Anyone who can guess the author of the following article will receive a copy of On Being Reformed:
Putting the X Back in Xmas
How to make “Jesus the Reason for the Season” – that is the dilemma facing evangelical Protestants. Some, the socially militant ones, insist that Christmas is a holiday by divine right and fight for the public nativity scene in town square, hoping to hide its otherwise nakedness. The evangelistic evangelicals (perhaps a redundancy) hope to use the holiday to reach the lost, taking advantage of banners, plays, or even worship to proclaim the gospel to those nominal Christians who go to church during the holy month of December. But rarely have evangelicals owned up to the commercial nature of modern Christmas celebrations and their part in its commodification. In his recent book, Selling God, R. Laurence Moore shows how the evangelical Presbyterian, John Wanamaker, transformed his downtown Philadelphia department store into a church during Christmas, complete with the largest pipe organ in the world (!!), programs of Christmas carols, and other Christian symbols. According to Leigh Eric Schmidt, whose Consumer Rites parallels Moore’s book on religious consumerism, the nativity scene in Wanamaker’s Grand Court “remained the center-piece” of the store’s Christmas Cathedral, “often spotlighted with a beam of light that looked as if it had come shining down from the heavens.” According to Schmidt, the interplay between the divine gift of God’s only begotten son and the gifts exchanged at Christmas energized Wanamaker’s displays. “Christmas gifts provided a tangible vehicle for connecting with the sacred drama.”

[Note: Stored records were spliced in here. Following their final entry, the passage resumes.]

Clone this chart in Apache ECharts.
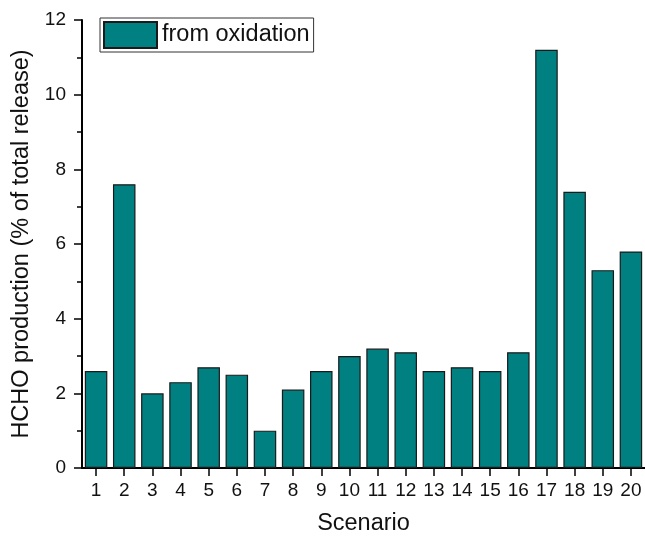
<!DOCTYPE html>
<html>
<head>
<meta charset="utf-8">
<script src="https://cdn.jsdelivr.net/npm/echarts@6/dist/echarts.min.js"></script>
<style>
html,body{margin:0;padding:0;background:#fff;}
#chart{width:645px;height:541px;}
</style>
</head>
<body>
<div id="chart"></div>
<script>
const scenarios = ['1','2','3','4','5','6','7','8','9','10','11','12','13','14','15','16','17','18','19','20'];
const fromOxidation = [2.6,7.6,2.0,2.3,2.7,2.5,1.0,2.1,2.6,3.0,3.2,3.1,2.6,2.7,2.6,3.1,11.2,7.4,5.3,5.8];
const yTicks = [0,2,4,6,8,10,12];
const seriesName = 'from oxidation';
const xTitle = 'Scenario';
const yTitle = 'HCHO production (% of total release)';

const chart = echarts.init(document.getElementById('chart'), null, {renderer:'canvas'});
const font = 'Liberation Sans, Arial, sans-serif';
chart.setOption({
  animation:false,
  backgroundColor:'#fff',
  textStyle:{fontFamily:font},
  grid:{left:82, top:20, width:567, height:456, containLabel:false},
  legend:{
    show:true, left:100, top:18, orient:'horizontal',
    data:[{name:seriesName, icon:'rect'}],
    itemWidth:53, itemHeight:26,
    padding:[3,4,3,3],
    borderColor:'#333', borderWidth:1, borderRadius:0,
    textStyle:{fontSize:23.5, color:'#111', fontFamily:font}
  },
  xAxis:{
    type:'category', data:scenarios, boundaryGap:true,
    name:xTitle, nameLocation:'middle', nameGap:44,
    nameTextStyle:{fontSize:23.5, color:'#111', fontFamily:font},
    axisLine:{show:true, lineStyle:{color:'#000', width:2}},
    axisTick:{show:true, alignWithLabel:true, length:8, lineStyle:{color:'#000', width:1.5}},
    axisLabel:{interval:0, fontSize:19, color:'#111', margin:13, fontFamily:font},
    splitLine:{show:false}
  },
  yAxis:{
    type:'value', min:0, max:12, interval:2,
    name:yTitle, nameLocation:'middle', nameGap:48, nameRotate:90,
    nameTextStyle:{fontSize:23.5, color:'#111', fontFamily:font},
    axisLine:{show:true, lineStyle:{color:'#000', width:2}},
    axisTick:{show:true, inside:false, length:8, lineStyle:{color:'#000', width:1.5}},
    minorTick:{show:true, splitNumber:2, length:5, lineStyle:{color:'#000', width:1.5}},
    axisLabel:{fontSize:19, color:'#111', margin:16, fontFamily:font, formatter:function(v){return yTicks.indexOf(v)>=0?String(v):'';}},
    splitLine:{show:false}
  },
  series:[{
    name:seriesName, type:'bar', data:fromOxidation, barWidth:'80%',
    itemStyle:{color:'#008080', borderColor:'#1a1a1a', borderWidth:1.2}
  }]
});
</script>
</body>
</html>
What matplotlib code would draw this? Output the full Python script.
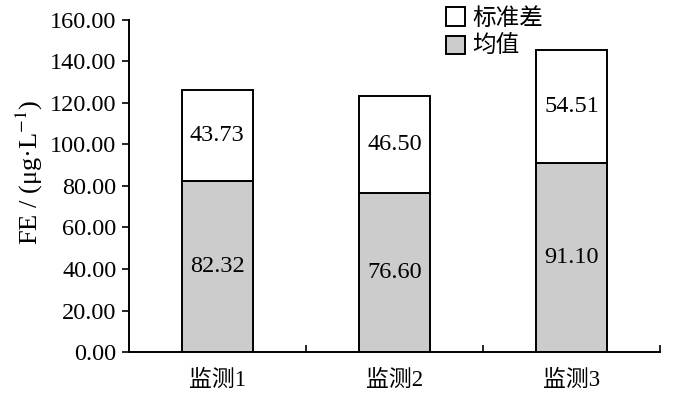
import matplotlib
matplotlib.use("Agg")
import matplotlib.pyplot as plt
import numpy as np

# data
sites = ["监测1", "监测2", "监测3"]
mean_vals = [82.32, 76.60, 91.10]
std_vals = [43.73, 46.50, 54.51]

plt.rcParams['font.family'] = ['Liberation Serif', 'Noto Sans CJK SC']
plt.rcParams['mathtext.fontset'] = 'stix'

fig = plt.figure(figsize=(7, 3.93), dpi=100)
ax = fig.add_axes([0.184, 0.104, 0.759, 0.846])

x = np.arange(len(sites))
w = 0.4
b1 = ax.bar(x, mean_vals, w, color="#cccccc", edgecolor="black", linewidth=1.4, label="均值")
b2 = ax.bar(x, std_vals, w, bottom=mean_vals, color="white", edgecolor="black", linewidth=1.4, label="标准差")

for i in range(len(sites)):
	ax.text(x[i], mean_vals[i] / 2, "%.2f" % mean_vals[i], ha="center", va="center", fontsize=17.5)
	ax.text(x[i], mean_vals[i] + std_vals[i] / 2, "%.2f" % std_vals[i], ha="center", va="center", fontsize=17.5)

ax.set_xlim(-0.5, len(sites) - 0.5)
ax.set_ylim(0, 160)
ax.set_yticks(np.arange(0, 161, 20))
ax.set_yticklabels(["%.2f" % v for v in np.arange(0, 161, 20)], fontsize=17.5)
ax.set_xticks(x)
ax.set_xticklabels(sites, fontsize=16.5)
ax.set_xticks(np.arange(0.5, len(sites), 1), minor=True)
ax.tick_params(axis="x", which="major", length=0, pad=13)
ax.tick_params(axis="x", which="minor", direction="in", length=5, width=1.2)
ax.tick_params(axis="y", direction="out", length=5, width=1.2, pad=4)

for s in ["top", "right"]:
	ax.spines[s].set_visible(False)
for s in ["left", "bottom"]:
	ax.spines[s].set_linewidth(1.4)

ax.set_ylabel("FE / (μg·L$^{-1}$)", fontsize=19)
ax.yaxis.set_label_coords(-0.158, 0.54)

leg = ax.legend([b2, b1], ["标准差", "均值"], loc="upper left", bbox_to_anchor=(0.58, 1.065),
	frameon=False, fontsize=17, handlelength=0.8, handleheight=0.8, handletextpad=0.3,
	labelspacing=0.25, borderaxespad=0)

fig.savefig("out.png", dpi=100)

THE PROBLEM WITH ALL evangelical approaches to Christmas, from the crassly commercial to the devoutly evangelistic, is that of begging the question. Is Christ’s birth really about “Christmas cheer,” whether the secular variety of spiked eggnog, jingle bells, and jolly Saint Nick, or the seemingly more dignified joy that comes from gratitude to God for sending his Son to redeem the lost? In other words, should the incarnation make us glad or humble? Any answer to this question should, of course, keep in mind the less sentimental aspects of Christ’s birth, the manger in the stable and Herod’s slaughter of the innocents.
A better reason for Christmas gloom comes from the Bible’s teaching about the humiliation of the second person of the Trinity in the incarnation. Children reared on the Westminster Shorter Catechism are taught to conceive of Christ’s earthly ministry under the rubric of his humiliation, as distinct from his exaltation. Question 27 reads, “Wherein did Christ’s humiliation consist?” Answer: “Christ’s humiliation consisted in his being born, and that in a low condition, made under the law, undergoing the miseries of this life, the wrath of God, and the cursed death of the cross; in being buried, and continuing under the power of death for a time.” What is important to notice is that the birth and death of Christ, and everything in between, compose a single act of God in which he humbled himself by being subject to his own creation in the most humiliating fashion. So what is said about the incarnation applies similarly to the crucifixion, the former being initial, and the latter the culmination of Christ’s suffering.
SINCE BIRTH AND BURIAL ARE part of Christ’s humiliation, they should nurture a similar response from us as Paul says in Phillipians 2. Unfortunately the piety of Christmas is insensitive to this teaching as revealed by the spirit and traditions of the holiday. So instead of celebrating the birth of Christ at Christmas, the church should look to a more appropriate form of celebration – the regular receiving of the Lord’s Supper, It is the proper alternative to Christmas cheer, consumerism and yuletide indulgence.
INSTEAD OF LINKING THE incarnation to fictional tales about Santa and his elves, the Lord’s Supper unites Christ to real events in the history of Israel, filled with redemptive significance, like the Passover. And rather than forcing new and irrelevant significance on to the narrative to achieve a new market-centered gospel of trade and consumption, the Lord’s Supper explains the true significance of Christ’s coming, namely, to be the sacrifice for the propitiation of God’s wrath. Moreover, the Lord’s Supper produces a reverence and solemnity appropriate for something as awful as the incarnation. Instead of this being a time of gorging and giggling, the Supper’s small portions nurture self-examination, repentance, and faith. One last thing – an important one for Presbyterians and Reformed – the Lord’s Supper is biblically prescribed whereas Christmas is not. As J. Gresham Machen wrote,
the Bible makes no definite provision for the commemoration of the birth of Jesus, but provides the most definite and solemn way for the commemoration of his death. . . . Indeed that commemoration of the death of Christ was definitely provided for by Jesus himself. “This cup is the New Testament in my blood,” said Jesus: “this do ye, as oft as ye drink it, in remembrance of me.” In those words of institution of the Lord’s Supper, Jesus carefully provided that His church should commemorate His death.
Evangelicals used to cry, “Back to Jesus.” Maybe its time they did by taking up the cross and giving up the manger.